The parents who say "No, you're not loved" and "Yes, you can have your own way" are on dangerous ground. They neither show their children the safety of intimacy nor proper respect for authority. Boys in these homes may learn to survive on their wits and girls on their bodies' assets. These children will be vulnerable to gangs or other dangerous friends as they look for a surrogate family to fill the place of their absent parents.
Indulgent and distant parents respond "Yes, you're loved" and "Yes, you can have your own way." Because they aren't willing to enforce rules, these parents can only offer their children a counterfeit love. While their children may be poised in public, they often lack the strength of conviction and character that come from discipline. They may cause trouble to see in anyone will care enough to enforce what's right.
Parents who answer "No, you're not loved" and "No, you can't have your own way" risk becoming rule-bound and dull. When parents fail to delight in their children, they take joy from the home. Children usually respond with polite disengagement.
The response of strength and delight is to say "Yes, you're loved" but "No, you can't have your own way." Parents who want to answer their children's questions well must be willing to take up the challenge of giving discipline and order to a child's life.
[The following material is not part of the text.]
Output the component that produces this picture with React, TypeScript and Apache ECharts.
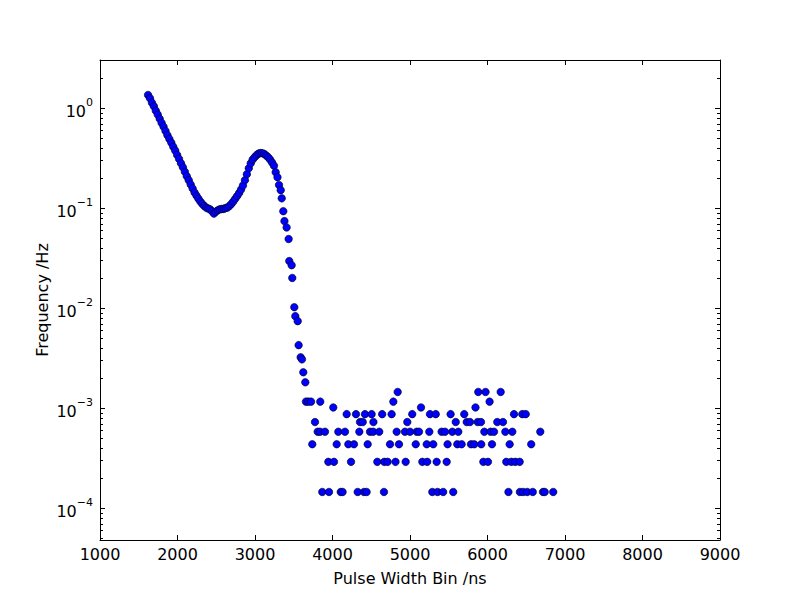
import React, { useEffect, useRef } from 'react';
import * as echarts from 'echarts';

// Main peak curve: pulse width bin (ns) and frequency (Hz)
const curveX = [
  1620, 1645, 1670, 1695, 1720, 1745, 1770, 1795, 1820, 1845, 1870, 1895, 1920, 1945, 1970, 1995,
  2020, 2045, 2070, 2095, 2120, 2145, 2170, 2195, 2220, 2245, 2270, 2295, 2320, 2345, 2370, 2395,
  2420, 2445, 2470, 2495, 2520, 2545, 2570, 2595, 2620, 2645, 2670, 2695, 2720, 2745, 2770, 2795,
  2820, 2845, 2870, 2895, 2920, 2945, 2970, 2995, 3020, 3045, 3070, 3095, 3120, 3145, 3170, 3195,
  3220, 3245, 3267, 3290, 3310, 3332, 3345, 3365, 3380, 3408, 3434, 3442, 3473, 3481, 3507, 3520,
  3551, 3563, 3589, 3606, 3623, 3649,
];
const curveY = [
  1.35, 1.25, 1.13, 1.04, 0.94, 0.86, 0.78, 0.71, 0.65, 0.59, 0.535, 0.49, 0.45, 0.41, 0.375, 0.34,
  0.31, 0.28, 0.255, 0.23, 0.208, 0.19, 0.172, 0.157, 0.143, 0.133, 0.124, 0.116, 0.11, 0.105, 0.101, 0.099,
  0.097, 0.093, 0.088, 0.092, 0.095, 0.097, 0.098, 0.098, 0.1, 0.101, 0.105, 0.11, 0.116, 0.124, 0.132, 0.141,
  0.153, 0.168, 0.19, 0.218, 0.25, 0.28, 0.305, 0.322, 0.338, 0.35, 0.355, 0.353, 0.347, 0.335, 0.322, 0.305,
  0.285, 0.265, 0.228, 0.203, 0.17, 0.151, 0.125, 0.093, 0.074, 0.064, 0.049, 0.0295, 0.0268, 0.02, 0.0102, 0.0083,
  0.0074, 0.00426, 0.00322, 0.00307, 0.00228, 0.00181,
];

// Noise floor tail
const noiseX = [
  3658, 3688, 3723, 3739, 3774, 3809, 3839, 3842, 3868, 3903, 3946, 3955, 4010, 4019, 4054, 4075,
  4106, 4130, 4161, 4183, 4204, 4239, 4277, 4303, 4325, 4346, 4355, 4390, 4406, 4419, 4440, 4454,
  4484, 4505, 4525, 4528, 4578, 4603, 4641, 4664, 4668, 4711, 4742, 4763, 4785, 4813, 4828, 4841,
  4858, 4935, 4944, 4965, 5000, 5029, 5074, 5086, 5116, 5142, 5159, 5216, 5222, 5249, 5258, 5288,
  5300, 5332, 5344, 5356, 5408, 5428, 5452, 5473, 5485, 5524, 5546, 5558, 5590, 5610, 5623, 5666,
  5700, 5732, 5774, 5787, 5829, 5845, 5873, 5881, 5916, 5919, 5946, 5959, 5975, 6006, 6027, 6040,
  6058, 6084, 6126, 6170, 6200, 6230, 6242, 6270, 6286, 6307, 6320, 6342, 6358, 6415, 6418, 6449,
  6459, 6493, 6512, 6564, 6584, 6681, 6716, 6738, 6848,
];
const noiseY = [
  1.16e-3, 1.16e-3, 1.16e-3, 4.35e-4, 7.25e-4, 5.8e-4, 5.8e-4, 1.16e-3, 1.45e-4, 5.8e-4, 2.9e-4, 1.45e-4, 1.015e-3, 2.9e-4, 4.35e-4, 5.8e-4,
  1.45e-4, 1.45e-4, 5.8e-4, 8.7e-4, 4.35e-4, 2.9e-4, 4.35e-4, 8.7e-4, 1.45e-4, 5.8e-4, 7.25e-4, 7.25e-4, 1.45e-4, 8.7e-4, 1.45e-4, 4.35e-4,
  5.8e-4, 8.7e-4, 5.8e-4, 7.25e-4, 2.9e-4, 5.8e-4, 8.7e-4, 1.45e-4, 2.9e-4, 2.9e-4, 4.35e-4, 8.7e-4, 1.16e-3, 2.9e-4, 5.8e-4, 1.45e-3,
  4.35e-4, 5.8e-4, 2.9e-4, 7.25e-4, 5.8e-4, 8.7e-4, 4.35e-4, 5.8e-4, 5.8e-4, 1.015e-3, 2.9e-4, 4.35e-4, 2.9e-4, 5.8e-4, 8.7e-4, 1.45e-4,
  4.35e-4, 8.7e-4, 2.9e-4, 1.45e-4, 5.8e-4, 1.45e-4, 5.8e-4, 2.9e-4, 4.35e-4, 8.7e-4, 5.8e-4, 1.45e-4, 7.25e-4, 4.35e-4, 5.8e-4, 4.35e-4,
  8.7e-4, 7.25e-4, 7.25e-4, 4.35e-4, 4.35e-4, 1.015e-3, 7.25e-4, 1.45e-3, 7.25e-4, 4.35e-4, 2.9e-4, 5.8e-4, 1.45e-3, 2.9e-4, 1.16e-3, 5.8e-4,
  4.35e-4, 5.8e-4, 7.25e-4, 1.45e-3, 7.25e-4, 5.8e-4, 2.9e-4, 1.45e-4, 4.35e-4, 2.9e-4, 5.8e-4, 8.7e-4, 2.9e-4, 2.9e-4, 1.45e-4, 8.7e-4,
  1.45e-4, 8.7e-4, 1.45e-4, 4.35e-4, 1.45e-4, 5.8e-4, 1.45e-4, 1.45e-4, 1.45e-4,
];

const X_MIN = 1000;
const X_MAX = 9000;
const X_STEP = 1000;
const Y_MIN = 4.8e-5;
const Y_MAX = 3.02;

const FONT = 'DejaVu Sans';

export default function App() {
  const ref = useRef<HTMLDivElement>(null);

  useEffect(() => {
    if (!ref.current) return;
    const chart = echarts.init(ref.current, null, { renderer: 'svg' });

    const points: number[][] = [];
    curveX.forEach((x, i) => points.push([x, curveY[i]]));
    noiseX.forEach((x, i) => points.push([x, noiseY[i]]));

    // minor log tick positions (2..9 x 10^k) inside the axis range
    const minor: number[][] = [];
    for (let k = -5; k <= 0; k++) {
      for (let m = 2; m <= 9; m++) {
        const v = m * Math.pow(10, k);
        if (v > Y_MIN && v < Y_MAX) minor.push([X_MIN, v]);
      }
    }

    const axisLineStyle = { color: '#000', width: 1 };

    const option: any = {
      animation: false,
      backgroundColor: '#fff',
      grid: { left: 100, right: 80, top: 60, bottom: 60, containLabel: false, outerBoundsMode: 'none' },
      xAxis: [
        {
          type: 'value',
          min: X_MIN,
          max: X_MAX,
          interval: X_STEP,
          position: 'bottom',
          name: 'Pulse Width Bin /ns',
          nameLocation: 'middle',
          nameGap: 30,
          nameMoveOverlap: false,
          nameTextStyle: { fontFamily: FONT, fontSize: 16, color: '#000' },
          axisLine: { show: true, lineStyle: axisLineStyle },
          axisTick: { show: true, inside: true, length: 5, lineStyle: axisLineStyle },
          axisLabel: {
            fontFamily: FONT,
            fontSize: 16,
            color: '#000',
            margin: 6,
            formatter: (v: number) => String(v),
          },
          splitLine: { show: false },
        },
        {
          type: 'value',
          min: X_MIN,
          max: X_MAX,
          interval: X_STEP,
          position: 'top',
          axisLine: { show: true, lineStyle: axisLineStyle },
          axisTick: { show: true, inside: true, length: 5, lineStyle: axisLineStyle },
          axisLabel: { show: false },
          splitLine: { show: false },
        },
      ],
      yAxis: [
        {
          type: 'log',
          logBase: 10,
          min: Y_MIN,
          max: Y_MAX,
          position: 'left',
          name: 'Frequency /Hz',
          nameLocation: 'middle',
          nameGap: 50,
          nameMoveOverlap: false,
          nameTextStyle: { fontFamily: FONT, fontSize: 16, color: '#000' },
          axisLine: { show: true, lineStyle: axisLineStyle },
          axisTick: { show: true, inside: true, length: 5, lineStyle: axisLineStyle },
          axisLabel: {
            showMinLabel: false,
            showMaxLabel: false,
            margin: 7,
            color: '#000',
            formatter: (v: number) => {
              const e = Math.round(Math.log10(v));
              const s = e < 0 ? '\u2212' + Math.abs(e) : String(e);
              return '{b|10}{s|' + s + '}';
            },
            rich: {
              b: { fontFamily: FONT, fontSize: 16, color: '#000', verticalAlign: 'bottom', lineHeight: 22 },
              s: { fontFamily: FONT, fontSize: 11, color: '#000', verticalAlign: 'top', lineHeight: 22 },
            },
          },
          splitLine: { show: false },
        },
        {
          type: 'log',
          logBase: 10,
          min: Y_MIN,
          max: Y_MAX,
          position: 'right',
          axisLine: { show: true, lineStyle: axisLineStyle },
          axisTick: { show: true, inside: true, length: 5, lineStyle: axisLineStyle },
          axisLabel: { show: false },
          splitLine: { show: false },
        },
      ],
      series: [
        {
          type: 'custom',
          xAxisIndex: 0,
          yAxisIndex: 0,
          data: minor,
          silent: true,
          clip: false,
          renderItem: (params: any, api: any) => {
            const p = api.coord([api.value(0), api.value(1)]);
            const cs = params.coordSys;
            const y = Math.round(p[1]) + 0.5;
            const st = { stroke: '#000', lineWidth: 1 };
            return {
              type: 'group',
              children: [
                { type: 'line', shape: { x1: cs.x, y1: y, x2: cs.x + 3, y2: y }, style: st },
                { type: 'line', shape: { x1: cs.x + cs.width - 3, y1: y, x2: cs.x + cs.width, y2: y }, style: st },
              ],
            };
          },
          z: 1,
        },
        {
          type: 'scatter',
          xAxisIndex: 0,
          yAxisIndex: 0,
          data: points,
          symbol: 'circle',
          symbolSize: 7.5,
          itemStyle: { color: '#0000ff', borderColor: '#000', borderWidth: 0.6, opacity: 1 },
          z: 3,
        },
      ],
    };

    chart.setOption(option);
    return () => chart.dispose();
  }, []);

  return (
    <div
      ref={ref}
      style={{ position: 'fixed', left: 0, top: 0, width: 800, height: 600, background: '#fff' }}
    />
  );
}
The love they offer their children, however, must be fierce and not bound to the child's performance. Their children will be able to enter adulthood confident in what is right and in their own worth.
In every interaction, we must learn to read our children's underlying questions. When they break a rule, are they testing whether they can have their own way or whether we love them even when they fail? Developing the discernment and wisdom to meet my children's deepest needs appropriately will be a matter of time and prayer, I'm certain!